Jury finds Aiken not guilty of threatening circuit judge Union Mills man was charged after bitter custody battle with ex-wife

May 17, 1992|By Darren M. Allen | Darren M. Allen,Staff Writer

WESTMINSTER -- A Carroll jury took less than an hour to deliver Charles Gerard Aiken III from the "hell year" he has been living since he was arrested and charged last May with threatening to kill Circuit Judge Luke K. Burns Jr.

"I'm so relieved," the 47-year-old landscaper said between sighs and tears Friday afternoon after the jury found him not guilty of the misdemeanor charge.

"I'm so glad I was able to prove my innocence," he said. "This has been a hell year. It's been terrible, horrible and wrenching."

Aiken, of Union Mills, was charged with threatening a state official after calling his sister, Mary Aiken Frankos of Laurel, at 1 a.m. May 23 and telling her he was "going to off the judge," according to court charging documents.

Burns had presided over a two-year battle between Aiken and his ex-wife over visitation rights to the couple's two children. Aiken's ex-wife, Carolyn Mincher of Towson, had been granted custody. Burns had approved -- and Aiken had signed -- an order that prevents him from seeing his children until they are 18.

Neither Aiken nor the prosecution, under the direction of Assistant State's Attorney David M. Littrell, disagreed that Aiken was despondent for years over the visitation order.

But where Littrell insisted that Aiken had "been consumed with Judge Burns" for two days last May, the defense countered that all Aiken was doing was continuing his campaign to "get the judge off the bench" and force him to resign.

The key witness for the prosecution, Aiken's sister, testified for nearly an hour, recounting for the jury and Circuit Judge Francis M. Arnold the May 23 phone call.

She hadn't talked to her brother for four years before the phone call, she said.

"He was saying, 'I'm sick and tired of not having my kids, I am sick and tired, and I'm going to get that guy,' " she testified, glancing occasionally at a set of crumpled notes. "He said, 'I'm going to off the judge.' I was shocked, I was really scared."

At 1:13 a.m. the previous day, Aiken had called Burns at home, the judge testified.

"It was a very emotional case, all the way through," Burns said, referring to Aiken's displeasure with the outcome of the divorce and visitation disputes. Aiken never threatened the judge during that or any other conversation with the judge, Burns said.

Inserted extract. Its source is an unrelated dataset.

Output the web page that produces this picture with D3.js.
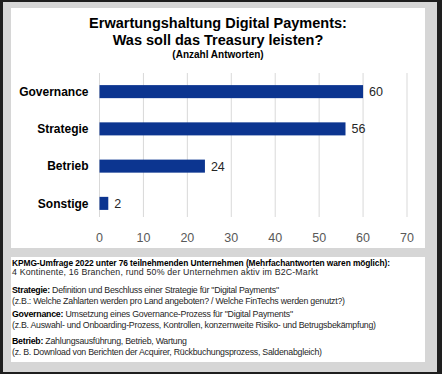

Aiken -- the only defense witness -- testified that his sister misheard him that night. "I said that I wanted to get the judge off the bench," he testified. He recounted a years-long petition effort to force Burns to resign.

The jury's deliberations were made easier by the fact that the prosecution was unable to prove that Frankos' story was entirely believable or that Aiken ever meant to physically harm the judge, a juror said after the verdict.

"There wasn't enough proof that he meant any harm to him," said the juror, who asked that her name not be used. She said the jury reached its unanimous verdict on the first vote.

Littrell, whose cross-examination of Aiken was aggressive and at times caused the defendant to stammer and lose his composure, declined to comment on the case.